My second reaction is to question distinctions between poetry and other kinds of writing–the usual special pleading that poetry is unlike other kinds of writing. If poetry “comes clothed in the corporeality of words themselves,” couldn’t you say the same thing about a newspaper article or an advertisement? Have you not read a newspaper article–about, say, yet another unarmed black youth being murdered by police in an American city–that gave you the shakes?
The attempts to turn poetry into something other than writing have ended up with poetry becoming bad writing–in fact, our worst writing, because it’s unreadable. Because it’s “magical.”

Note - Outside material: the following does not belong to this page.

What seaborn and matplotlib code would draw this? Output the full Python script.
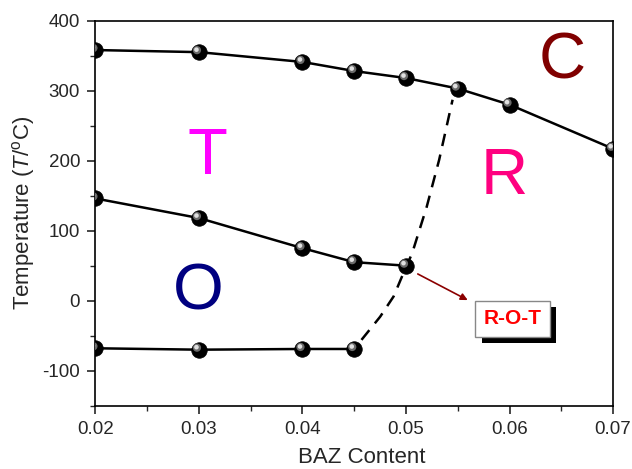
import matplotlib
matplotlib.use("Agg")
import matplotlib.pyplot as plt
import matplotlib.patheffects as pe
import seaborn as sns
import pandas as pd
from matplotlib.transforms import offset_copy
from matplotlib.ticker import MultipleLocator

# ---- data ----
upper_x = [0.02, 0.03, 0.04, 0.045, 0.05, 0.055, 0.06, 0.07]
upper_y = [358, 355, 341, 328, 318, 303, 280, 217]
middle_x = [0.02, 0.03, 0.04, 0.045, 0.05]
middle_y = [146, 118, 75, 55, 50]
lower_x = [0.02, 0.03, 0.04, 0.045]
lower_y = [-68, -70, -69, -69]
dash_x = [0.0457, 0.0475, 0.0488, 0.0496, 0.0506, 0.0520, 0.0532, 0.0545]
dash_y = [-56, -23, 6, 34, 68, 134, 201, 287]

phase_labels = ["T", "O", "R", "C"]
phase_x = [0.0308, 0.0299, 0.0595, 0.0651]
phase_y = [205, 11, 177, 341]
phase_colors = ["#FF00FF", "#000080", "#FF0080", "#800000"]

xticks = [0.02, 0.03, 0.04, 0.05, 0.06, 0.07]
xticklabels = ["0.02", "0.03", "0.04", "0.05", "0.06", "0.07"]
yticks = [-100, 0, 100, 200, 300, 400]

sns.set_style("ticks")
plt.rcParams['font.family'] = ['Liberation Sans', 'DejaVu Sans']
plt.rcParams['mathtext.fontset'] = 'custom'
plt.rcParams['mathtext.rm'] = 'Liberation Sans'
plt.rcParams['mathtext.it'] = 'Liberation Sans:italic'
plt.rcParams['axes.unicode_minus'] = False

fig = plt.figure(figsize=(6.32, 4.69), dpi=100)
ax = fig.add_axes([0.151, 0.135, 0.819, 0.821])

curves = [(upper_x, upper_y), (middle_x, middle_y), (lower_x, lower_y)]
for cx, cy in curves:
    df = pd.DataFrame({"x": cx, "y": cy})
    sns.lineplot(data=df, x="x", y="y", ax=ax, color="black", lw=1.8,
                 sort=False, estimator=None, zorder=2)

ddf = pd.DataFrame({"x": dash_x, "y": dash_y})
sns.lineplot(data=ddf, x="x", y="y", ax=ax, color="black", lw=1.8,
             sort=False, estimator=None, zorder=2)
ax.lines[-1].set_dashes([5, 3.5])

all_x = upper_x + middle_x + lower_x
all_y = upper_y + middle_y + lower_y
pts = pd.DataFrame({"x": all_x, "y": all_y})
sns.scatterplot(data=pts, x="x", y="y", ax=ax, s=125, color="black",
                edgecolor="black", linewidth=0.5, zorder=3)
# sphere shading highlight
hl = offset_copy(ax.transData, fig=fig, x=-2, y=2, units='dots')
ax.scatter(all_x, all_y, s=35, color="#6a6a6a", edgecolor="none", zorder=4, transform=hl)
hl2 = offset_copy(ax.transData, fig=fig, x=-2.5, y=2.5, units='dots')
ax.scatter(all_x, all_y, s=11, color="#e0e0e0", edgecolor="none", zorder=5, transform=hl2)

for lab, px, py, c in zip(phase_labels, phase_x, phase_y, phase_colors):
    ax.text(px, py, lab, color=c, fontsize=47, ha="center", va="center", zorder=6)

# annotation arrow + box
ax.annotate("", xy=(0.0562, -1), xytext=(0.0509, 40),
            arrowprops=dict(arrowstyle="-|>", color="#8B0000", lw=1.2,
                            mutation_scale=10), zorder=6)
t = ax.text(0.0603, -26, "R-O-T", color="red", fontsize=15, fontweight="bold",
            ha="center", va="center", zorder=7,
            bbox=dict(boxstyle="square,pad=0.4", fc="white", ec="#888888", lw=1))
t.get_bbox_patch().set_path_effects([
    pe.SimplePatchShadow(offset=(4.5, -4.5), shadow_rgbFace="black", alpha=1.0),
    pe.Normal()])

ax.set_xlim(0.02, 0.07)
ax.set_ylim(-150, 400)
ax.set_xticks(xticks)
ax.set_xticklabels(xticklabels)
ax.set_yticks(yticks)
ax.xaxis.set_minor_locator(MultipleLocator(0.005))
ax.yaxis.set_minor_locator(MultipleLocator(50))
ax.tick_params(which="major", direction="out", length=6, width=1.2, labelsize=13.5,
               top=False, right=False, pad=5)
ax.tick_params(which="minor", direction="out", length=3.5, width=1.0,
               top=False, right=False)
for sp in ax.spines.values():
    sp.set_visible(True)
    sp.set_linewidth(1.2)
    sp.set_color("black")

ax.set_xlabel("BAZ Content", fontsize=16)
ax.xaxis.set_label_coords(0.515, -0.107)
ax.set_ylabel("Temperature ($\\mathit{T}$/$^{\\mathrm{o}}$C)", fontsize=16, labelpad=4)

fig.savefig("out.png", dpi=100)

Matthew Arnold dismissed a century of English poetry, from Dryden’s “Annus Mirabilus” to Johnson’s “The Vanity of Human Wishes,” as prose–the poets of a former age being merely asses who did not understand poetry. In the 20th century, critics distinguished between poetry and verse, and formal poems fell out of fashion, so that even a poet of the stature of Robert Frost had to be rescued by more astute readers from both his critics and his admirers. To say something prettily, wittily, wisely and well has gone from praise to censure. To those who disdain an epigram or quatrain as facile, I say, “Oh, yeah. Try it. I’d like to read your immortal epigrams.”
Speaking of which, Mooney concludes his piece by quoting an epigram from MacLeish’s “Ars Poetica,” which is a series of ambiguous, mysterious, self-contradictory dicta. I take the poem as tongue-in-cheek: all these prescriptions for what a poem “should be” can’t be serious. Or they are serious in the way that koans are serious. I have nothing against this kind of writing–writing that “makes you think” because it appears irrational–but it is just one kind of writing, one kind of poem, and not my favorite kind.
And, by the way, the hunt for “hidden meanings” drives me crazy. Readers of A. E. Housman’s “Loveliest of trees, the cherry now” have ingeniously discovered that the image in the penultimate line, “the cherry hung with snow,” is a metaphor for the cherry in bloom. This “hidden meaning” unfortunately obscures the argument of the poem, a twist on the traditional “nuts in May” carpe diem argument, which is that the cherry can be enjoyed in winter as well as in spring. I would argue that every poem is an argument–argues something–but this lawyerly interpretation of poetry takes the poet down several notches from high-priestliness, which is where some readers want to keep poets–keep them as priests who make the word flesh, which, if I’m not mistaken, is what Kelly Jolley thinks they do. For Jolley, poets are makers of golems, but only paper golems.
Ed Mooney interprets Jolley’s thoughts on poetry differently: the poet’s words are made flesh in the body of the reader. I would agree that this can be so but with the qualification that most, if not all, good writing does that. Recipes become actions in the body of the cook, and a good recipe and a good cook can achieve a result most poignant. But Jolley says that a poem “becomes a kind of object on the page.” I think Jolley is saying something quite different from (and far sillier than) Mooney’s sensible interpretation. Maybe I shouldn’t say it’s a silly idea. The notion of poetry as magic is entrenched in our romantic era, and I’m never going to change that notion. But it brings out the savagery in me.